L’immigrazione è soltanto una, sicuramente la più vistosa, delle tante linee del fuoco aperte dal governo gialloverde con l’Europa. A elencarle ci ha pensato tre giorni fa Matteo Salvini, poco prima di volare a Mosca: «L’Europa che poteva essere un’opportunità in questo momento su tanti fronti è un problema, pensiamo a migranti, banche, politica agricola, sanzioni alla Russia».
Il vicepremier non ha citato i conti pubblici, ma di diritto andrebbero inseriti nella rosa. Lo dimostrano le preoccupazioni e la prudenza del ministro (tecnico) dell’Economia Giovanni Tria. Costretto tra l’incudine rigorista di Bruxelles e il doppio martello di Salvini e dell’altro vicepremier Luigi Di Maio, che ogni giorno fanno a gara ad alzare l’asticella con l’Unione europea.
Salvini si prende la scena dal Viminale chiudendo i porti alle navi delle Ong e attaccando l’Ue «che fa il lavoro degli scafisti»? Di Maio lascia a Roberto Fico e ai fedelissimi del presidente della Camera il compito di smarcarsi dalle posizioni più oltranziste del partner di governo, anche per cercare di frenare l’erosione dei consensi arrivati al M5S da sinistra.

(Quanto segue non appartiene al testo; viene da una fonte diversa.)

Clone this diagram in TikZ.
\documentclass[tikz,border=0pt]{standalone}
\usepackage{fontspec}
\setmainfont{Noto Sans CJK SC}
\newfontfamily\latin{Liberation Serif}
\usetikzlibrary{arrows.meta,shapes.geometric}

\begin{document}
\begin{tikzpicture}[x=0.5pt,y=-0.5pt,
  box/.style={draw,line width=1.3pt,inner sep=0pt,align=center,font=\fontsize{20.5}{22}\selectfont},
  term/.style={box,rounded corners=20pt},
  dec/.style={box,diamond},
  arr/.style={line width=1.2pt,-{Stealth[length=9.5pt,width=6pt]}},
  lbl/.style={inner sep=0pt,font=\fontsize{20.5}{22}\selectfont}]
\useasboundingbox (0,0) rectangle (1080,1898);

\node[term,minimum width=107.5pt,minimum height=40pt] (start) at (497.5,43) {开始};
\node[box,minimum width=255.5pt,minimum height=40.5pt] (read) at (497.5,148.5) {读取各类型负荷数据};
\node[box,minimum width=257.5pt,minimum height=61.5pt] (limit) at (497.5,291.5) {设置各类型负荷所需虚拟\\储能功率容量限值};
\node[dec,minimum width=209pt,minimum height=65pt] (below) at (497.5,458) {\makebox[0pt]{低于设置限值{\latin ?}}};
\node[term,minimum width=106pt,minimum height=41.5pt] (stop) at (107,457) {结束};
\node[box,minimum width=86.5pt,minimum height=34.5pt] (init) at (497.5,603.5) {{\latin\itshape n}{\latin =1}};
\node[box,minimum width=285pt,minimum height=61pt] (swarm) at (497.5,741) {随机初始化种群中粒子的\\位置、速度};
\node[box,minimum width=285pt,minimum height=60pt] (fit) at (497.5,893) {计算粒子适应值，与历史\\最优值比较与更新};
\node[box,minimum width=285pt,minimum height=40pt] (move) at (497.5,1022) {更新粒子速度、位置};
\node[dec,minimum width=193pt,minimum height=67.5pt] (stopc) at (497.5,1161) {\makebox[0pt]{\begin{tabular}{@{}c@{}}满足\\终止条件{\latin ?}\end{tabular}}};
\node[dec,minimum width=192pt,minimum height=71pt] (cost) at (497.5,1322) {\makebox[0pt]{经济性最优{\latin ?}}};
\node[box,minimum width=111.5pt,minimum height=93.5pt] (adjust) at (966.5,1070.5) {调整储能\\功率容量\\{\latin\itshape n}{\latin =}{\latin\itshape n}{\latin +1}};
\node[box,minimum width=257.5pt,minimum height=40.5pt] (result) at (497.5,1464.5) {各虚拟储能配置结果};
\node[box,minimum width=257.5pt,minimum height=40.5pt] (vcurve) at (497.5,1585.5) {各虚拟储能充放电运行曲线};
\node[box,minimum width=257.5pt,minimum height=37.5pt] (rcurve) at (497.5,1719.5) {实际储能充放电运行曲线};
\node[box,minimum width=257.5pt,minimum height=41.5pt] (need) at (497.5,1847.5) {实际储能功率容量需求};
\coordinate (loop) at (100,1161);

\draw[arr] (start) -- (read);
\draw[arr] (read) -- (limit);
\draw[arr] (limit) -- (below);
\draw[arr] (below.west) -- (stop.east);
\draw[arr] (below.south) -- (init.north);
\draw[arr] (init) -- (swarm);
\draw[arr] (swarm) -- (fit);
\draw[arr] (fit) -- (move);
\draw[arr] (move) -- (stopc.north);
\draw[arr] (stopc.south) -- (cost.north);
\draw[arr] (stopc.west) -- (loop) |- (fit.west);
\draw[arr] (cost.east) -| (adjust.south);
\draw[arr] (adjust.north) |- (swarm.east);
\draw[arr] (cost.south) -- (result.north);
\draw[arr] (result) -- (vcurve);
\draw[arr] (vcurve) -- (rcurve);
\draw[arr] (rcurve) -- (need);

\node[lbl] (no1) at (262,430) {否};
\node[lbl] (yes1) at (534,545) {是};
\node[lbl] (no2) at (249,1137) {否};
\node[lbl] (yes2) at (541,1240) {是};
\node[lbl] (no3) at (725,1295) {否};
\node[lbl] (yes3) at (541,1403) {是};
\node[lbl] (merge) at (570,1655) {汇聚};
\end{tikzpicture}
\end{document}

Per il resto segue, puntellando, come è avvenuto con la richiesta unanime di modificare la missione Sophia. E appena può rilanciando, per cercare spazi di autonomia. Lo ha fatto scagliandosi contro la riforma del copyright, rimandata a settembre dall’Europarlamento. Lo ha fatto di nuovo attaccando frontalmente il sistema bancario «arrogante», proprio a pochi giorni dal monito del presidente dell’Abi a non isolarsi dall’Ue. Lo avrebbe fatto oggi e domani al vertice informale dei ministri del Lavoro a Vienna (cui all’ultimo momento ha scelto di non partecipare), cominciando a sollecitare un deciso cambio di rotta nell’agenda europea sull’occupazione.
Anche sul “no” alle sanzioni alla Russia (le più pesanti scadono il 31 luglio) Lega e M5S marciano insieme, con Salvini che non ha escluso il veto italiano alla proroga. D’altronde il premier Giuseppe Conte, che incontrerà Putin a Mosca il 24 ottobre, sin dal suo discorso per la fiducia alle Camere aveva chiarito l’orientamento del governo.
Dove la compattezza dell’esecutivo appare meno granitica è sui trattati commerciali. Il Movimento 5 Stelle è da sempre acerrimo nemico del Ceta, l’accordo commerciale tra Ue e Canada che deve passare al vaglio dei Parlamenti nazionali. Di Maio ha minacciato di sostituire i funzionari italiani all’estero che lo sostengono e ha già annunciato il voto contrario della maggioranza. Ma sebbene lo stesso Salvini abbia espresso più di una perplessità, il ministro delle Politiche agricole, Gian Marco Centinaio, sta prendendo tempo. «Abbiamo ancora due anni per la ratifica, voglio dati oggettivi», ha detto ieri. L’ostilità al Ceta, ritenuto lesivo del “made in Italy”, si aggiunge alla guerra che il governo ha proclamato contro la riforma della politica agricola comune presentata dalla Commissione, che prevede 2,7 miliardi di contributi in meno per l’Italia nel 2021-2027.
Tante turbolenze, molti dubbi sul futuro dei rapporti tra Roma e Bruxelles. Certo non dissipati dalle parole del ministro Paolo Savona, quando a proposito del pericolo del “cigno nero”, l’uscita dall’euro, alle commissioni parlamentari ha risposto: «Potrebbero essere altri a decidere, dobbiamo essere pronti a ogni evenienza». A Palazzo Chigi si naviga a vista, tra un affondo e una rassicurazione. La legge di bilancio sarà un banco di prova: Tria dovrà riuscire nell’impresa di garantire il rispetto dei parametri e al contempo di avviare almeno qualcuna delle promesse del contratto di governo. In attesa del confronto a consuntivo con l’Europa nella primavera 2019. Alla vigilia delle elezioni europee. Salvini e Di Maio si muovono anche guardando a quell’appuntamento.
Il leader della Lega siede nel gruppo Enf con Le Pen del Front National francese e Wilders del Pvv olandese, ma sogna un’alleanza dei sovranisti e non nasconde il feeling con i Paesi Visegrad (nonostante la loro indisponibilità ad accogliere rifugiati dall’Italia). Più difficile la partita per il M5S, che sinora ha escluso apparentamenti con la destra e patti elettorali con la Lega. Ma il rischio dell’isolamento per i pentastellati, che vedranno uscire gli inglesi di Farage dal gruppo Efdd, è molto alto. E il miraggio di un asse con Macron va scemando di scontro in scontro.